Pour envisager de résoudre les problèmes sociaux du pays, il faut un taux de croissance qui soit de l’ordre de 6 à 7%. A l’incapacité d’atteindre cet objectif, s’ajoute un handicap de taille et qui paralyse le rôle social que doivent jouer les entreprises dans l’effort de solidarité. Les entreprises privées ont épuisé leurs ressources en la matière, vu le poids des impôts qui pèse sur leurs activités et rendements. Pis encore, la croissance des impôts est nettement supérieure à celle de l’économie.
Vu les changements que connaît le secteur bancaire au Maroc, quelles sont les nouvelles missions que ce dernier devrait se donner?

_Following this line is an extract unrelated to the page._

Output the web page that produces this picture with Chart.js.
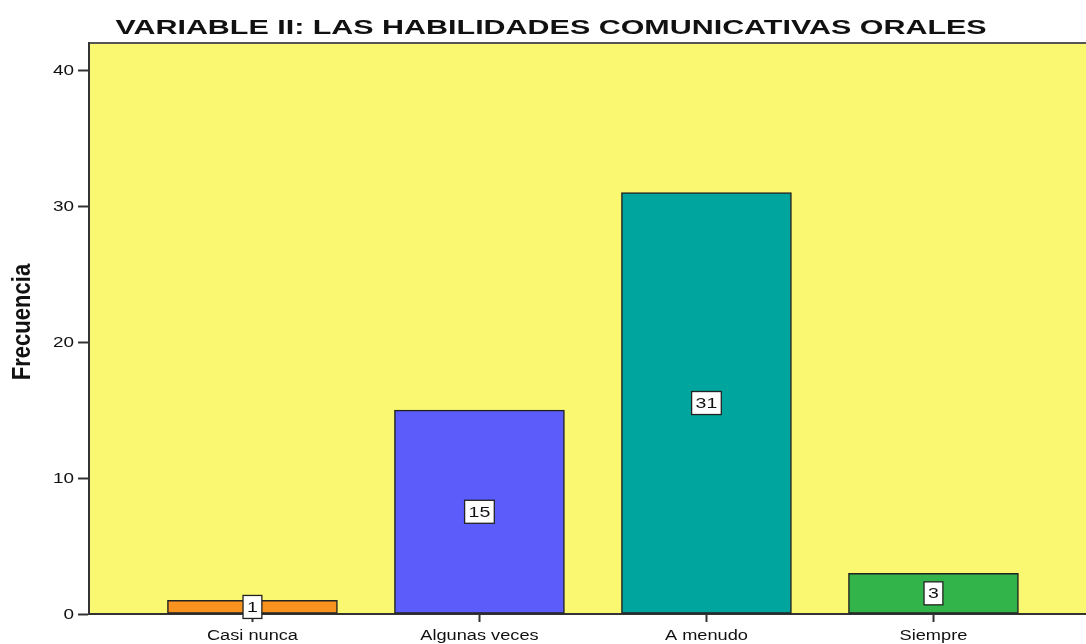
<!DOCTYPE html>
<html lang="en">
<head>
<meta charset="UTF-8">
<title>Variable II: Las habilidades comunicativas orales</title>
<style>
  body {
    margin: 0;
    background: #fff;
  }
  .wrap {
    width: 1086px;
    height: 644px;
    position: relative;
  }
</style>
<script src="https://cdn.jsdelivr.net/npm/chart.js"></script>
</head>
<body>

<div class="wrap">
  <canvas id="freqChart"></canvas>
</div>

<script>
// data
var categories = ['Casi nunca', 'Algunas veces', 'A menudo', 'Siempre'];
var values = [1, 15, 31, 3];
var yTicks = [0, 10, 20, 30, 40];
var chartTitle = 'VARIABLE II: LAS HABILIDADES COMUNICATIVAS ORALES';
var yTitle = 'Frecuencia';

var barColors = ['#F7931E', '#5C5CFA', '#00A59E', '#33B44A'];
var plotYellow = '#FAF870';
var lineColor = '#333333';
var FONT = '"Liberation Sans", Arial, sans-serif';
// the original picture is stretched sideways, so the text is too
var SX = 1.35;

function stretchedText(ctx, txt, x, y, sx, align) {
  ctx.save();
  ctx.translate(x, y);
  ctx.scale(sx, 1);
  ctx.textAlign = align;
  ctx.fillText(txt, 0, 0);
  ctx.restore();
}

// yellow plot background + top frame line
var plotBackground = {
  id: 'plotBackground',
  beforeDraw: function(chart) {
    var a = chart.chartArea, ctx = chart.ctx;
    ctx.save();
    ctx.fillStyle = plotYellow;
    ctx.fillRect(a.left, a.top, a.right - a.left, a.bottom - a.top);
    ctx.strokeStyle = '#555';
    ctx.lineWidth = 2;
    ctx.beginPath();
    ctx.moveTo(a.left, a.top);
    ctx.lineTo(a.right, a.top);
    ctx.stroke();
    ctx.restore();
  }
};

// title, axis labels and axis title, drawn wide like the original
var wideText = {
  id: 'wideText',
  afterDraw: function(chart) {
    var ctx = chart.ctx, a = chart.chartArea;
    var xs = chart.scales.x, ys = chart.scales.y;
    ctx.save();
    ctx.fillStyle = '#111';
    ctx.textBaseline = 'alphabetic';

    ctx.font = 'bold 21px ' + FONT;
    stretchedText(ctx, chartTitle, 551, 34, 1.45, 'center');

    ctx.font = '14px ' + FONT;
    categories.forEach(function(c, i) {
      stretchedText(ctx, c, xs.getPixelForValue(i + 1), a.bottom + 26, 1.3, 'center');
    });

    ctx.textBaseline = 'middle';
    yTicks.forEach(function(t) {
      stretchedText(ctx, String(t), a.left - 15, ys.getPixelForValue(t) + 1, SX, 'right');
    });

    ctx.save();
    ctx.translate(23, 322);
    ctx.rotate(-Math.PI / 2);
    ctx.scale(1.05, 1.2);
    ctx.font = 'bold 21px ' + FONT;
    ctx.textAlign = 'center';
    ctx.fillText(yTitle, 0, 0);
    ctx.restore();

    ctx.restore();
  }
};

// white boxed value labels in the middle of each bar
var boxLabels = {
  id: 'boxLabels',
  afterDatasetsDraw: function(chart) {
    var ctx = chart.ctx;
    var meta = chart.getDatasetMeta(0);
    ctx.save();
    ctx.font = '15px ' + FONT;
    ctx.textBaseline = 'middle';
    meta.data.forEach(function(bar, i) {
      var txt = String(values[i]);
      var cx = bar.x;
      var cy = (bar.y + bar.base) / 2;
      var w = ctx.measureText(txt).width * 1.3 + 8;
      var h = 23;
      ctx.fillStyle = '#fff';
      ctx.fillRect(cx - w / 2, cy - h / 2, w, h);
      ctx.strokeStyle = '#222';
      ctx.lineWidth = 1.3;
      ctx.strokeRect(cx - w / 2, cy - h / 2, w, h);
      ctx.fillStyle = '#111';
      stretchedText(ctx, txt, cx, cy + 1, 1.3, 'center');
    });
    ctx.restore();
  }
};

var points = values.map(function(v, i) { return { x: i + 1, y: v }; });

var freqChart = new Chart(document.getElementById('freqChart'), {
  type: 'bar',
  data: {
    datasets: [{
      label: yTitle,
      data: points,
      backgroundColor: barColors,
      borderColor: '#222',
      borderWidth: 1.5,
      borderSkipped: false,
      barThickness: 170
    }]
  },
  options: {
    responsive: true,
    maintainAspectRatio: false,
    animation: false,
    layout: { padding: { top: 43, left: 0, right: 0, bottom: 0 } },
    plugins: {
      legend: { display: false },
      tooltip: { enabled: false },
      title: { display: false }
    },
    scales: {
      x: {
        type: 'linear',
        offset: false,
        min: 0.28,
        max: 4.672,
        afterBuildTicks: function(scale) {
          scale.ticks = categories.map(function(c, i) { return { value: i + 1 }; });
        },
        afterFit: function(scale) { scale.height = 30; },
        ticks: { display: false },
        grid: {
          offset: false,
          drawOnChartArea: false,
          tickLength: 8,
          tickColor: lineColor,
          tickWidth: 2
        },
        border: { color: lineColor, width: 2 }
      },
      y: {
        min: 0,
        max: 42,
        afterBuildTicks: function(scale) {
          scale.ticks = yTicks.map(function(t) { return { value: t }; });
        },
        afterFit: function(scale) { scale.width = 89; },
        ticks: { display: false },
        grid: {
          drawOnChartArea: false,
          tickLength: 11,
          tickColor: lineColor,
          tickWidth: 2
        },
        border: { color: lineColor, width: 2 }
      }
    }
  },
  plugins: [plotBackground, boxLabels, wideText]
});
</script>

</body>
</html>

Découvrir d’autres gisements de richesses. Je citerais à titre d’exemple la possibilité de faire participer certaines exploitations agricoles dans cet effort. L’exemple du partenariat entre la Banque Commerciale du Maroc (BCM) et la Caisse Centrale de Garantie dans le cadre du Fonds FOGAM qui a pour objectif de faciliter aux PME-PMI l’accès au crédit bancaire et améliorer les conditions, pour leur permettre de financer leurs programmes de mise à niveau. De telles initiatives participeraient à garantir une meilleure répartition des richesses et davantage d’équilibres social et économique. Une démarche qui ne manquera pas de soulever la question de la sur-liquidité au Maroc et la possibilité de les utiliser dans des fonds de placement. Il faut souligner à cet égard le changement profond que connaît le capitalisme marocain, et dont les premiers auteurs sont la BCM et Wafabank. Cela répond parfaitement à l’impératif de constitution en pôles, qui en devraient pas dépasser le nombre de 3 à 4, auxquels le secteur bancaire, clé de toute croissance économique, doit répondre. Un acte de maturité, aussi bien de la part des responsables de la BCM et de l’ONA qui continue à investir au Maroc, donnant par là l’exemple, et la famille Kettani qui n’a pas cédé à la tentation de céder à des non-marocains, leur préférant un groupe marocain.